Le moyen tiré de ce que l'expert aurait limité les pertes subies à la somme de 22 423 euro est inopérant dans la mesure où ce chiffrage au demeurant supérieur à la provision allouée, n'est pas définitif et ne tient pas nécessairement compte de tous les éléments qui constituent le préjudice de la SARL J. Martin Trépointes dont le modèle a perdu de son attractivité par le fait de la déloyauté d'un concurrent beaucoup plus puissant.

Enfin, la publication du jugement est parfaitement adaptée à la réparation du préjudice résultant de la dépréciation d'image subi par le modèle contrefait et elle n'est nullement disproportionnée, que ce soit par rapport à ce préjudice ou à la faute commise par la société appelante, faute forcément intentionnelle dès lors qu'on se trouve en présence d'une imitation servile.

Il convient de confirmer le jugement entrepris en toutes ses dispositions.

Madame Martin et la SARL J. Martin Trépointes sont en droit de réclamer sur le fondement de l'article 700 du nouveau Code de procédure civile, au titre des frais exposés en appel qui ne sont pas compris dans les dépens, une indemnité complémentaire que la cour fixe à 2000 euro pour la première et à 3 000 euro pour la seconde.

Par ces motifs, LA COUR, Confirme en toutes ses dispositions le jugement prononcé le 17 janvier 2006 par le Tribunal de grande instance de Bordeaux (première chambre civile).
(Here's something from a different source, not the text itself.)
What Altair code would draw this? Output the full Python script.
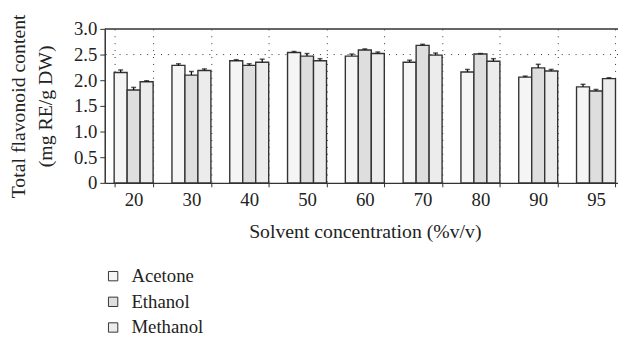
import altair as alt
import pandas as pd

concentrations = ["20", "30", "40", "50", "60", "70", "80", "90", "95"]
solvents = ["Acetone", "Ethanol", "Methanol"]
acetone = [2.15, 2.29, 2.38, 2.54, 2.47, 2.35, 2.16, 2.06, 1.87]
ethanol = [1.81, 2.10, 2.29, 2.47, 2.59, 2.68, 2.51, 2.24, 1.79]
methanol = [1.97, 2.19, 2.35, 2.38, 2.52, 2.49, 2.37, 2.18, 2.03]
acetone_err = [0.05, 0.03, 0.02, 0.02, 0.04, 0.04, 0.05, 0.02, 0.05]
ethanol_err = [0.05, 0.07, 0.03, 0.05, 0.02, 0.02, 0.01, 0.07, 0.03]
methanol_err = [0.02, 0.03, 0.06, 0.04, 0.03, 0.04, 0.05, 0.03, 0.02]
y_ticks = [0, 0.5, 1.0, 1.5, 2.0, 2.5, 3.0]
fills = ["#f5f5f5", "#dedede", "#ececec"]

rows = []
for vals, errs, s in [(acetone, acetone_err, "Acetone"),
                      (ethanol, ethanol_err, "Ethanol"),
                      (methanol, methanol_err, "Methanol")]:
    for c, v, e in zip(concentrations, vals, errs):
        rows.append({"conc": c, "solvent": s, "value": v, "err": e})
df = pd.DataFrame(rows)

FONT = "Liberation Serif"
xscale = alt.Scale(domain=concentrations, range=[0, 527], paddingInner=0.326, paddingOuter=0.163)
yscale = alt.Scale(domain=[0, 3.0])

x_axis = alt.Axis(title="Solvent concentration (%v/v)", labelAngle=0,
                  grid=True, gridDash=[1, 6], gridColor="#333", gridWidth=1,
                  tickBand="extent", tickSize=4, tickColor="#333",
                  domainColor="#333", domainWidth=1.5,
                  labelPadding=4, titlePadding=12,
                  labelFont=FONT, titleFont=FONT, labelColor="#222", titleColor="#222",
                  titleFontWeight="normal", labelFontSize=19, titleFontSize=20)
y_axis = alt.Axis(title=["Total flavonoid content", "(mg RE/g DW)"],
                  values=y_ticks,
                  labelExpr="datum.value == 0 ? '0' : format(datum.value, '.1f')",
                  labelOverlap=False,
                  grid=False, tickSize=5, tickColor="#333",
                  domainColor="#333", domainWidth=1.5, labelPadding=3,
                  labelFont=FONT, titleFont=FONT, labelColor="#222", titleColor="#222",
                  titleFontWeight="normal", labelFontSize=19, titleFontSize=20,
                  titleLineHeight=27, titleX=-81, titleBaseline="alphabetic")

base = alt.Chart(df)
x_enc = alt.X("conc:N", sort=concentrations, scale=xscale, axis=x_axis)
xo_enc = alt.XOffset("solvent:N", sort=solvents)

ref_line = alt.Chart(pd.DataFrame({"y": [2.5]})).mark_rule(
    strokeDash=[1, 6], color="#333", strokeWidth=1).encode(
    y=alt.Y("y:Q", scale=yscale, axis=y_axis))

bars = base.mark_bar(stroke="#333", strokeWidth=1.4).encode(
    x=x_enc,
    xOffset=xo_enc,
    y=alt.Y("value:Q", scale=yscale, axis=y_axis),
    fill=alt.Fill("solvent:N", sort=solvents,
                  scale=alt.Scale(domain=solvents, range=fills),
                  legend=alt.Legend(title=None, orient="none", legendX=-1, legendY=241,
                                    symbolType="square", symbolSize=90,
                                    symbolStrokeColor="#333", symbolStrokeWidth=1,
                                    labelOffset=9, rowPadding=6, padding=0)),
)

err_rule = base.transform_calculate(upper="datum.value + datum.err").mark_rule(
    color="#111", strokeWidth=1.3).encode(
    x=x_enc,
    xOffset=xo_enc,
    y=alt.Y("value:Q", scale=yscale, axis=y_axis),
    y2="upper:Q",
)
err_cap = base.transform_calculate(upper="datum.value + datum.err").mark_tick(
    color="#111", thickness=1.5, size=5).encode(
    x=x_enc,
    xOffset=xo_enc,
    y=alt.Y("upper:Q", scale=yscale, axis=y_axis),
)

top_line = alt.Chart(pd.DataFrame({"y": [3.0]})).mark_rule(
    color="#333", strokeWidth=1.5).encode(y=alt.Y("y:Q", scale=yscale, axis=y_axis))

chart = alt.layer(ref_line, bars, err_rule, err_cap, top_line).properties(
    width=520, height=156,
    autosize=alt.AutoSizeParams(type="none"),
    padding={"left": 98, "top": 19, "right": 0, "bottom": 156},
).configure_view(stroke=None).configure_legend(
    labelFont=FONT, labelColor="#222", labelFontSize=19,
)

chart.save("out.html", embed_options={"renderer": "svg", "actions": False})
Y ajoutant, condamne la SA La Redoute à payer au titre des dispositions de l'article 700 du nouveau Code de procédure civile à Madame Nicole Martin une indemnité de 2 000 euro et à la SARL J. Martin Trépointes une indemnité de 3 000 euro. La condamne aux dépens d'appel qui pourra être recouvré par la SCP Casteja-Clermontel-Jaubert, avoué, conformément aux dispositions de l'article 699 du nouveau Code de procédure civile.